A veces sentimos que tenemos que hacerlo todo bien. Ser fuertes, estar enteros, no fallar. Nos exigimos una especie de perfección que no existe, pero que se cuela en los pequeños gestos del día: en cómo respondemos un mensaje, en lo rápido que hacemos las cosas, en no olvidarnos de nada, en estar siempre a la altura. Como si hubiera una voz interna que nos repite que no es suficiente con ser quienes somos, que hay que ser mejores, más productivos, más eficientes, más firmes.
Yo también he vivido así mucho tiempo. Corriendo detrás de una versión ideal de mí mismo. Lleno de planes, de metas, de expectativas. Siempre con una especie de exigencia silenciosa encima, como si descansar fuera perder el tiempo y equivocarse fuera inaceptable. Hasta que un día, el cuerpo dijo basta. El ictus llegó sin previo aviso, como un corte abrupto en medio de la película. De repente, ya no podía seguir como antes. Ni física, ni emocional, ni mentalmente.
Recuerdo con mucha claridad los primeros días. Todo era confuso. Lo que antes hacía sin pensar —caminar, hablar, mover una mano— de pronto se había vuelto montaña. Montañas cotidianas, invisibles para los demás, pero inmensas para mí. Lo más difícil no era solo el esfuerzo físico, sino enfrentarme a esa parte de mí que todavía se aferraba a la idea de “volver a ser el de antes”.
Quería caminar igual, hablar igual, pensar igual. Quería que no se notara nada. Quería, en el fondo, seguir sosteniendo esa imagen de perfección que tanto me había costado construir. Me dolía pensar que ya no podía alcanzar esa vara que yo mismo me había impuesto durante años. Y me juzgaba por eso. Me comparaba. Me impacientaba.
Pero no podía. Y dolía.
Fue entonces cuando, sin quererlo, empecé a ver algo distinto. A veces, lo que nos derrumba es también lo que nos despierta. En medio del cansancio, del miedo, de las pequeñas frustraciones diarias, algo dentro empezó a ablandarse.

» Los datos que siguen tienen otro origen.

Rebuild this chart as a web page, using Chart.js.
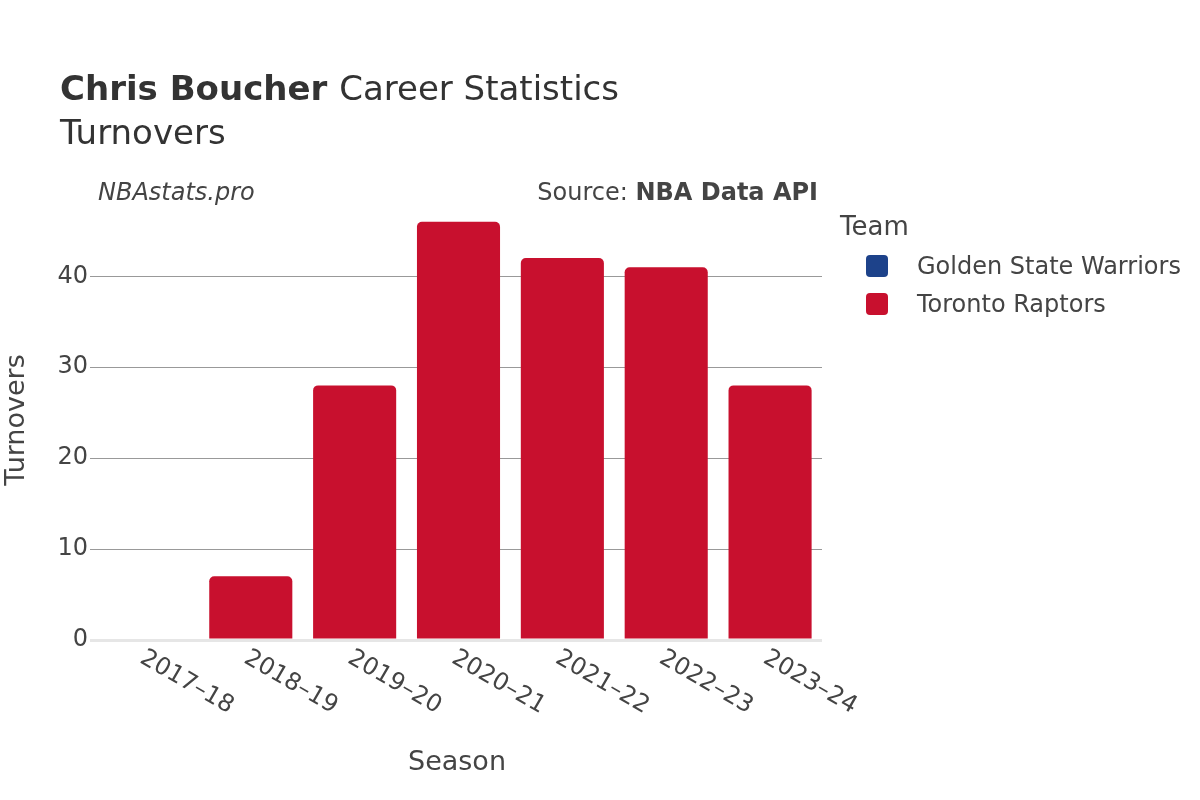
<!DOCTYPE html>
<html>
<head>
<meta charset="utf-8">
<script src="https://cdn.jsdelivr.net/npm/chart.js@4"></script>
<style>
  html, body { margin: 0; padding: 0; background: #fff; }
  #wrap { width: 1200px; height: 800px; }
</style>
</head>
<body>
<div id="wrap"><canvas id="chart" width="1200" height="800"></canvas></div>
<script>
const seasons = ["2017–18", "2018–19", "2019–20", "2020–21", "2021–22", "2022–23", "2023–24"];
const gswTurnovers = [0, null, null, null, null, null, null];
const torTurnovers = [null, 7, 28, 46, 42, 41, 28];
const yTicks = [0, 10, 20, 30, 40];
const teams = ["Golden State Warriors", "Toronto Raptors"];
const teamColors = ["#1D428A", "#C8102E"];

const FONT = "'DejaVu Sans', sans-serif";

const textPlugin = {
    id: "textLayer",
    afterDraw(chart) {
        const { ctx } = chart;
        const xScale = chart.scales.x;
        ctx.save();
        ctx.textBaseline = "alphabetic";

        // title
        ctx.fillStyle = "#333";
        ctx.textAlign = "left";
        ctx.font = `bold 34px ${FONT}`;
        ctx.fillText("Chris Boucher", 60, 100);
        const w = ctx.measureText("Chris Boucher ").width;
        ctx.font = `34px ${FONT}`;
        ctx.fillText("Career Statistics", 60 + w, 100);
        ctx.fillText("Turnovers", 60, 144);

        // credits
        ctx.fillStyle = "#444";
        ctx.font = `italic 24px ${FONT}`;
        ctx.fillText("NBAstats.pro", 98, 200);
        ctx.font = `bold 24px ${FONT}`;
        const boldW = ctx.measureText("NBA Data API").width;
        ctx.textAlign = "right";
        ctx.fillText("NBA Data API", 818, 200);
        ctx.font = `24px ${FONT}`;
        ctx.fillText("Source: ", 818 - boldW, 200);

        // axis titles
        ctx.fillStyle = "#444";
        ctx.textAlign = "center";
        ctx.font = `27px ${FONT}`;
        ctx.fillText("Season", 457, 770);
        ctx.save();
        ctx.translate(17, 420);
        ctx.rotate(-Math.PI / 2);
        ctx.textBaseline = "middle";
        ctx.fillText("Turnovers", 0, 0);
        ctx.restore();

        // x tick labels, rotated 30deg clockwise
        ctx.font = `24px ${FONT}`;
        ctx.textAlign = "left";
        ctx.textBaseline = "top";
        seasons.forEach((s, i) => {
            const px = xScale.getPixelForValue(i);
            ctx.save();
            ctx.translate(px + 1, 646);
            ctx.rotate(Math.PI / 6);
            ctx.fillText(s, 0, 0);
            ctx.restore();
        });

        // legend
        ctx.textBaseline = "middle";
        ctx.fillStyle = "#444";
        ctx.font = `26px ${FONT}`;
        ctx.fillText("Team", 840, 228);
        ctx.font = `24px ${FONT}`;
        teams.forEach((t, i) => {
            const cy = 266 + i * 38;
            ctx.fillStyle = teamColors[i];
            ctx.beginPath();
            ctx.roundRect(866, cy - 11, 22, 22, 4);
            ctx.fill();
            ctx.fillStyle = "#444";
            ctx.fillText(t, 917, cy + 2);
        });
        ctx.restore();
    }
};

new Chart(document.getElementById("chart"), {
    type: "bar",
    data: {
        labels: seasons,
        datasets: [
            { label: teams[0], data: gswTurnovers, backgroundColor: teamColors[0], borderRadius: 5, borderSkipped: "start" },
            { label: teams[1], data: torTurnovers, backgroundColor: teamColors[1], borderRadius: 5, borderSkipped: "start" }
        ]
    },
    options: {
        responsive: false,
        animation: false,
        layout: { padding: { left: 0, right: 378, top: 209, bottom: 0 } },
        datasets: { bar: { barPercentage: 0.8, categoryPercentage: 1 } },
        plugins: { legend: { display: false }, tooltip: { enabled: false }, title: { display: false } },
        scales: {
            x: {
                stacked: true,
                grid: { display: false },
                border: { display: false },
                ticks: { display: false },
                afterFit(scale) { scale.height = 160; }
            },
            y: {
                stacked: true,
                min: 0,
                max: 47.4,
                border: { display: false },
                grid: {
                    color: ctx => ctx.tick && ctx.tick.value === 0 ? "#e6e6e6" : "#999",
                    lineWidth: ctx => ctx.tick && ctx.tick.value === 0 ? 3 : 1,
                    tickLength: 5,
                    tickColor: ctx => ctx.tick && ctx.tick.value === 0 ? "#e6e6e6" : "#999"
                },
                ticks: { color: "#444", font: { family: FONT, size: 24 }, padding: 2 },
                afterBuildTicks(scale) { scale.ticks = yTicks.map(v => ({ value: v })); },
                afterFit(scale) { scale.width = 95; }
            }
        }
    },
    plugins: [textPlugin]
});
</script>
</body>
</html>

Empecé a mirarme con más compasión. A permitirme ser lento. A no entender todo. A pedir ayuda. A llorar cuando lo necesitaba. A no tener respuestas.
Y en esa imperfección, descubrí una fuerza nueva. Una que no venía de hacer todo bien, sino de ser sincero con lo que soy. Con mis límites. Con mis dudas. Con mis días buenos y mis días no tan buenos. Descubrí que podía avanzar de otra manera. Más despacio, más humano, más real.
Hace poco leí una frase que me tocó profundamente: “Es más fácil conseguirlo siendo humano que siendo perfecto.”
No sé quién la escribió, pero sentí que hablaba de mí. De nosotros. Porque cuanto más humanos nos permitimos ser —con todo lo que eso implica: fallar, sentir, intentar de nuevo—, más cerca estamos de lo que de verdad importa.
He aprendido que el verdadero progreso no se mide en metas cumplidas ni en eficiencia. Se mide en la forma en que nos tratamos mientras caminamos. En cómo nos hablamos cuando tropezamos. En la ternura que somos capaces de ofrecernos en medio del caos.
Lo humano, con todo su desorden, su fragilidad y su belleza, es mucho más poderoso que cualquier intento de perfección. Porque cuando nos mostramos como somos, cuando dejamos caer las máscaras, es cuando realmente conectamos. Con nosotros mismos y con los demás.
No necesitamos ser perfectos para avanzar. Solo necesitamos estar presentes, con honestidad, con humildad, con corazón. Paso a paso. Como podamos. Desde donde estemos hoy. Sin prisa, sin máscaras, sin tener que demostrar nada a nadie.
Y quizá eso sea, en el fondo, lo más perfecto que podemos hacer.